Often graduates go on to serve their organizations in enhanced leadership roles, assume positions on civic or non-profit boards, run for and are elected for government positions, or start their own businesses. This year, one member of the RFL Class of 2015, Kathryn Trauger, is stepping up by running for Glenwood Springs City Council.
RFL emphasizes integrity, authenticity and accountability, and I think you will find those strong qualities in Kathryn. During our session last Friday, her civic project teams provided each member with feedback. Kathryn was recognized for her ability to listen to all sides of issues, withholding judgment or decision until she had all the facts. She was also recognized for bringing balance and calm to difficult situations. Over the past year that I’ve known her, she has grown personally, developed and enhanced her leadership skills, and understands a way to approach people and situations that is engaging.
After reading the Post Independent articles, it seems her opponent may be making assumptions that are not based in fact but rather in fear. Mr. Hershey has mentioned special interests without the benefit of knowing the exact nature of the relationships Kathryn has to those who have contributed to her campaign. This is not only a unfair remark toward Kathryn but toward everyone who may have contributed.
I trust Kathryn’s integrity and know her well enough to know that she has worked harder for the benefit of Glenwood Springs than any other candidate. In talking with her about Glenwood’s future, she is excited and enthused about the potential and what can happen if people will collaborate, forge relationships and turn them into positive productive activity.
Executive director, Roaring Fork Center for Community Leadership
Davis goes extra mile
I have known Steve Davis for over 40 years. Steve is an honest, kind, fair and loyal man. I have had the privilege of working with Steve. I can assure you, he is able to make good reliable decisions. Steve doesn’t just get the job done, he goes more then the extra mile.
I know from personal experience the gift that Steve Davis would be to Glenwood Springs. I urge you to vote for Steve Davis and allow Glenwood Springs to prosper with his guidance.
St. Peters, Missouri
Push CDOT to help pedestrians
I note in the upcoming City Council election that both groups of candidates, the Chamber Resort Association and the outsiders all have agreed to let the Colorado Department of Transportation have its way with our hometown, and use our Grand Avenue as the principal route of Highway 82 to the Roaring Fork Valley and Aspen for the foreseeable future.
I expect that outcome pleases CDOT. But I hope as a reward for the use of our city streets CDOT would be happy to accommodate the city’s request, if they were to ask, to place flashing strobe lights at all the signaled crossings on Grand Avenue like the ones they have recently installed on Highway 133 in Carbondale at principle crossings and in the pedestrian walkways of their new roundabouts.
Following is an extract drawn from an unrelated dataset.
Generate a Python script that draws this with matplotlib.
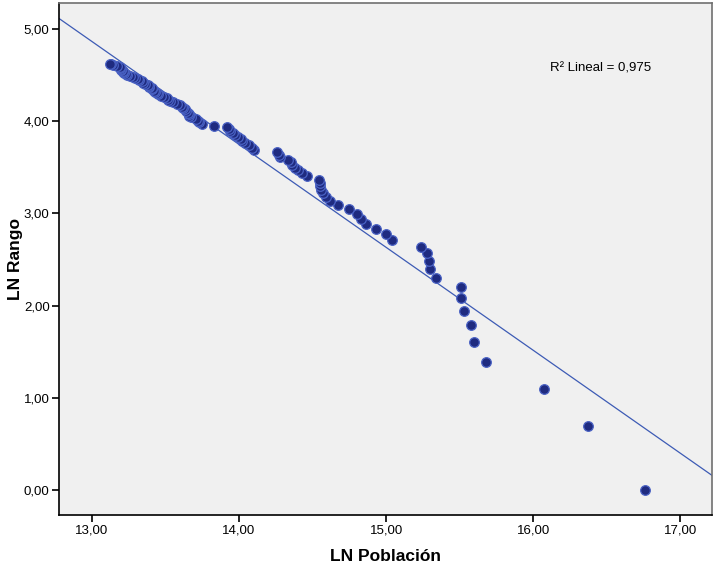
import numpy as np
import matplotlib
matplotlib.use("Agg")
import matplotlib.pyplot as plt
from matplotlib.ticker import FuncFormatter

plt.rcParams['font.family'] = ['Liberation Sans', 'DejaVu Sans']

# LN Población (x) por rango, del mayor al menor
ln_poblacion = [
    16.76, 16.37, 16.07, 15.68, 15.60, 15.58, 15.53, 15.51, 15.51, 15.34,
    15.30, 15.29, 15.28, 15.24, 15.04, 15.00, 14.93, 14.86, 14.83, 14.80,
    14.75, 14.67, 14.62, 14.59, 14.57, 14.56, 14.55, 14.55, 14.54, 14.46,
    14.43, 14.40, 14.38, 14.36, 14.35, 14.33, 14.28, 14.27, 14.26, 14.10,
    14.09, 14.07, 14.04, 14.02, 14.01, 13.99, 13.97, 13.96, 13.94, 13.93,
    13.92, 13.83, 13.75, 13.73, 13.72, 13.71, 13.67, 13.66, 13.66, 13.65,
    13.64, 13.63, 13.62, 13.61, 13.60, 13.58, 13.55, 13.53, 13.52, 13.51,
    13.49, 13.47, 13.45, 13.44, 13.43, 13.42, 13.41, 13.41, 13.39, 13.39,
    13.38, 13.36, 13.35, 13.34, 13.32, 13.31, 13.29, 13.28, 13.26, 13.24,
    13.23, 13.22, 13.21, 13.21, 13.20, 13.20, 13.19, 13.19, 13.17, 13.14,
    13.13, 13.12,
]

# LN Rango (y)
ln_rango = [
    0.000, 0.693, 1.099, 1.386, 1.609, 1.792, 1.946, 2.079, 2.197, 2.303,
    2.398, 2.485, 2.565, 2.639, 2.708, 2.773, 2.833, 2.890, 2.944, 2.996,
    3.045, 3.091, 3.135, 3.178, 3.219, 3.258, 3.296, 3.332, 3.367, 3.401,
    3.434, 3.466, 3.497, 3.526, 3.555, 3.584, 3.611, 3.638, 3.664, 3.689,
    3.714, 3.738, 3.761, 3.784, 3.807, 3.829, 3.850, 3.871, 3.892, 3.912,
    3.932, 3.951, 3.970, 3.989, 4.007, 4.025, 4.043, 4.060, 4.078, 4.094,
    4.111, 4.127, 4.143, 4.159, 4.174, 4.190, 4.205, 4.220, 4.234, 4.248,
    4.263, 4.277, 4.290, 4.304, 4.317, 4.331, 4.344, 4.357, 4.369, 4.382,
    4.394, 4.407, 4.419, 4.431, 4.443, 4.454, 4.466, 4.477, 4.489, 4.500,
    4.511, 4.522, 4.533, 4.543, 4.554, 4.564, 4.575, 4.585, 4.595, 4.605,
    4.615, 4.625,
]

x_ticks = [13, 14, 15, 16, 17]
y_ticks = [0, 1, 2, 3, 4, 5]
r2_label = "R² Lineal = 0,975"

x = np.array(ln_poblacion)
y = np.array(ln_rango)

fig = plt.figure(figsize=(7.13, 5.72), dpi=100)
ax = fig.add_axes([0.0832, 0.0997, 0.9154, 0.8956])
ax.set_facecolor('#f0f0f0')

xlim = (12.778, 17.215)
ylim = (-0.271, 5.285)

# recta de ajuste
slope, intercept = np.polyfit(x, y, 1)
xx = np.array(xlim)
ax.plot(xx, intercept + slope * xx, color='#3d5bb5', lw=0.9, zorder=2)

ax.scatter(x, y, s=48, facecolor='#1f2b80', edgecolor='#4a62c4',
           linewidths=0.9, zorder=3)

ax.set_xlim(*xlim)
ax.set_ylim(*ylim)
ax.set_xticks(x_ticks)
ax.set_yticks(y_ticks)
fmt = FuncFormatter(lambda v, p: f"{v:.2f}".replace('.', ','))
ax.xaxis.set_major_formatter(fmt)
ax.yaxis.set_major_formatter(fmt)
ax.tick_params(direction='out', length=5, width=1.2, labelsize=9.5, pad=2,
               colors='black')

for s in ['left', 'bottom']:
    ax.spines[s].set_color('black')
    ax.spines[s].set_linewidth(1.2)
for s in ['top', 'right']:
    ax.spines[s].set_color('#707070')
    ax.spines[s].set_linewidth(1.2)

ax.set_xlabel("LN Población", fontsize=12.5, fontweight='bold')
ax.set_ylabel("LN Rango", fontsize=12.5, fontweight='bold')
ax.xaxis.set_label_coords(0.5, -0.066)
ax.yaxis.set_label_coords(-0.055, 0.5)

ax.text(0.752, 0.8725, r2_label, transform=ax.transAxes, fontsize=9.5,
        ha='left', va='center')

fig.savefig("out.png", dpi=100)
When a pedestrian triggers the walk sequence and receives permission to cross, the flashing lights would alert automobiles that pedestrians are in the crosswalks. The intersection at Ninth and Grand Avenue is our most unsafe downtown crossing for pedestrians because the CDOT signal control box hides pedestrians waiting to cross Grand as well as hides the walk button from pedestrians.
Now, on a more lighter note; spring has sprung, the flowers has riz, I wonder where the city’s clean-up crew is?